— Start of DATASET ENTRIES —
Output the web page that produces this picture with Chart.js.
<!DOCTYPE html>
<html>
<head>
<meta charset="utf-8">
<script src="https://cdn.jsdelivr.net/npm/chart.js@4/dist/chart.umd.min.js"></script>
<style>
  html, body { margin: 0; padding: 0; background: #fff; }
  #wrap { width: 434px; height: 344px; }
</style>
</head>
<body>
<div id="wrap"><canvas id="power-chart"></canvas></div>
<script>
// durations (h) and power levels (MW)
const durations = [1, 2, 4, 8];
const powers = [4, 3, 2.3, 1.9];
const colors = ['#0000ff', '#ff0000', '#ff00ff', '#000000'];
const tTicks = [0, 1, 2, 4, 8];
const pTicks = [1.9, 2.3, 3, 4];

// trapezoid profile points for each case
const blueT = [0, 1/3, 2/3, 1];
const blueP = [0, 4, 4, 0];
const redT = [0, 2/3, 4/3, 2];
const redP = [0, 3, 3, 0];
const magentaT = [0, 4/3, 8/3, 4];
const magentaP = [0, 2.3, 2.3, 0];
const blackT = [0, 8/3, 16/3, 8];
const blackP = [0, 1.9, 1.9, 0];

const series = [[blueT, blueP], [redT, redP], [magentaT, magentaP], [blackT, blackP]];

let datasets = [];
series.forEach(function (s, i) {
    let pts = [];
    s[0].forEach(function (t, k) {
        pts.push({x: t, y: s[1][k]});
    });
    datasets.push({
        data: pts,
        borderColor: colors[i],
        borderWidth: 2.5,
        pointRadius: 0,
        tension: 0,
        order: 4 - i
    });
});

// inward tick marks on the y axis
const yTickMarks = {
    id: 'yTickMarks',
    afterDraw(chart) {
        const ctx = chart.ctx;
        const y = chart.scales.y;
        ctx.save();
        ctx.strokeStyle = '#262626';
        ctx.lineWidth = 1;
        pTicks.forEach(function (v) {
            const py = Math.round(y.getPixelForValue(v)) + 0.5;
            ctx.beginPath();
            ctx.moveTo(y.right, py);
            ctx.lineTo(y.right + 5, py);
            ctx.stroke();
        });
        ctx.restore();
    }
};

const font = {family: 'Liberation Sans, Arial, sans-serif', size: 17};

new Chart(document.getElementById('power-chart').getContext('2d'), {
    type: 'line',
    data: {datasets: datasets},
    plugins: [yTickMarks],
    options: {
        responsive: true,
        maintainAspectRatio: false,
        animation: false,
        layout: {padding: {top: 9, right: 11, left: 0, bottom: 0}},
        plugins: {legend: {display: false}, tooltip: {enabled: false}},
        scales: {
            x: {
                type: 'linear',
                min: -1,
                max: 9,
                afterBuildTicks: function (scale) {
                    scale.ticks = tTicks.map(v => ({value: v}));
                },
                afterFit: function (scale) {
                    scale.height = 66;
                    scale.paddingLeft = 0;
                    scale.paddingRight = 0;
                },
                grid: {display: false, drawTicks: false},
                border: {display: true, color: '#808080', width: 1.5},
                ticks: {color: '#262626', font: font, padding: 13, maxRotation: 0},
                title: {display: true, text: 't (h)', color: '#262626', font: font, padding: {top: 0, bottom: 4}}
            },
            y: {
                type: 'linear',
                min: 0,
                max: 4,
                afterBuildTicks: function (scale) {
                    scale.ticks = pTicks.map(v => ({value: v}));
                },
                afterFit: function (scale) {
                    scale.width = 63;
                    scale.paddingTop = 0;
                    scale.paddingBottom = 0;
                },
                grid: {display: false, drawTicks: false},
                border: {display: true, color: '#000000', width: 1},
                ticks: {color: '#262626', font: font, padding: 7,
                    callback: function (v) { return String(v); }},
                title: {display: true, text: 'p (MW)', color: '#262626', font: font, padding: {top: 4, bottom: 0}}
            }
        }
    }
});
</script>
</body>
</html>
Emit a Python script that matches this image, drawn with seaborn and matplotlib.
— End of DATASET ENTRIES —
Make an exact copy of the listing, including every line.

◆ **ANSWER FOR THIS EXERCISE**:
Output the web page that produces this picture with Chart.js.
<!DOCTYPE html>
<html>
<head>
<meta charset="utf-8">
<script src="https://cdn.jsdelivr.net/npm/chart.js@4/dist/chart.umd.min.js"></script>
<style>
  html, body { margin: 0; padding: 0; background: #fff; }
  #wrap { width: 434px; height: 344px; }
</style>
</head>
<body>
<div id="wrap"><canvas id="power-chart"></canvas></div>
<script>
// durations (h) and power levels (MW)
const durations = [1, 2, 4, 8];
const powers = [4, 3, 2.3, 1.9];
const colors = ['#0000ff', '#ff0000', '#ff00ff', '#000000'];
const tTicks = [0, 1, 2, 4, 8];
const pTicks = [1.9, 2.3, 3, 4];

// trapezoid profile points for each case
const blueT = [0, 1/3, 2/3, 1];
const blueP = [0, 4, 4, 0];
const redT = [0, 2/3, 4/3, 2];
const redP = [0, 3, 3, 0];
const magentaT = [0, 4/3, 8/3, 4];
const magentaP = [0, 2.3, 2.3, 0];
const blackT = [0, 8/3, 16/3, 8];
const blackP = [0, 1.9, 1.9, 0];

const series = [[blueT, blueP], [redT, redP], [magentaT, magentaP], [blackT, blackP]];

let datasets = [];
series.forEach(function (s, i) {
    let pts = [];
    s[0].forEach(function (t, k) {
        pts.push({x: t, y: s[1][k]});
    });
    datasets.push({
        data: pts,
        borderColor: colors[i],
        borderWidth: 2.5,
        pointRadius: 0,
        tension: 0,
        order: 4 - i
    });
});

// inward tick marks on the y axis
const yTickMarks = {
    id: 'yTickMarks',
    afterDraw(chart) {
        const ctx = chart.ctx;
        const y = chart.scales.y;
        ctx.save();
        ctx.strokeStyle = '#262626';
        ctx.lineWidth = 1;
        pTicks.forEach(function (v) {
            const py = Math.round(y.getPixelForValue(v)) + 0.5;
            ctx.beginPath();
            ctx.moveTo(y.right, py);
            ctx.lineTo(y.right + 5, py);
            ctx.stroke();
        });
        ctx.restore();
    }
};

const font = {family: 'Liberation Sans, Arial, sans-serif', size: 17};

new Chart(document.getElementById('power-chart').getContext('2d'), {
    type: 'line',
    data: {datasets: datasets},
    plugins: [yTickMarks],
    options: {
        responsive: true,
        maintainAspectRatio: false,
        animation: false,
        layout: {padding: {top: 9, right: 11, left: 0, bottom: 0}},
        plugins: {legend: {display: false}, tooltip: {enabled: false}},
        scales: {
            x: {
                type: 'linear',
                min: -1,
                max: 9,
                afterBuildTicks: function (scale) {
                    scale.ticks = tTicks.map(v => ({value: v}));
                },
                afterFit: function (scale) {
                    scale.height = 66;
                    scale.paddingLeft = 0;
                    scale.paddingRight = 0;
                },
                grid: {display: false, drawTicks: false},
                border: {display: true, color: '#808080', width: 1.5},
                ticks: {color: '#262626', font: font, padding: 13, maxRotation: 0},
                title: {display: true, text: 't (h)', color: '#262626', font: font, padding: {top: 0, bottom: 4}}
            },
            y: {
                type: 'linear',
                min: 0,
                max: 4,
                afterBuildTicks: function (scale) {
                    scale.ticks = pTicks.map(v => ({value: v}));
                },
                afterFit: function (scale) {
                    scale.width = 63;
                    scale.paddingTop = 0;
                    scale.paddingBottom = 0;
                },
                grid: {display: false, drawTicks: false},
                border: {display: true, color: '#000000', width: 1},
                ticks: {color: '#262626', font: font, padding: 7,
                    callback: function (v) { return String(v); }},
                title: {display: true, text: 'p (MW)', color: '#262626', font: font, padding: {top: 4, bottom: 0}}
            }
        }
    }
});
</script>
</body>
</html>
Emit a Python script that matches this image, drawn with seaborn and matplotlib.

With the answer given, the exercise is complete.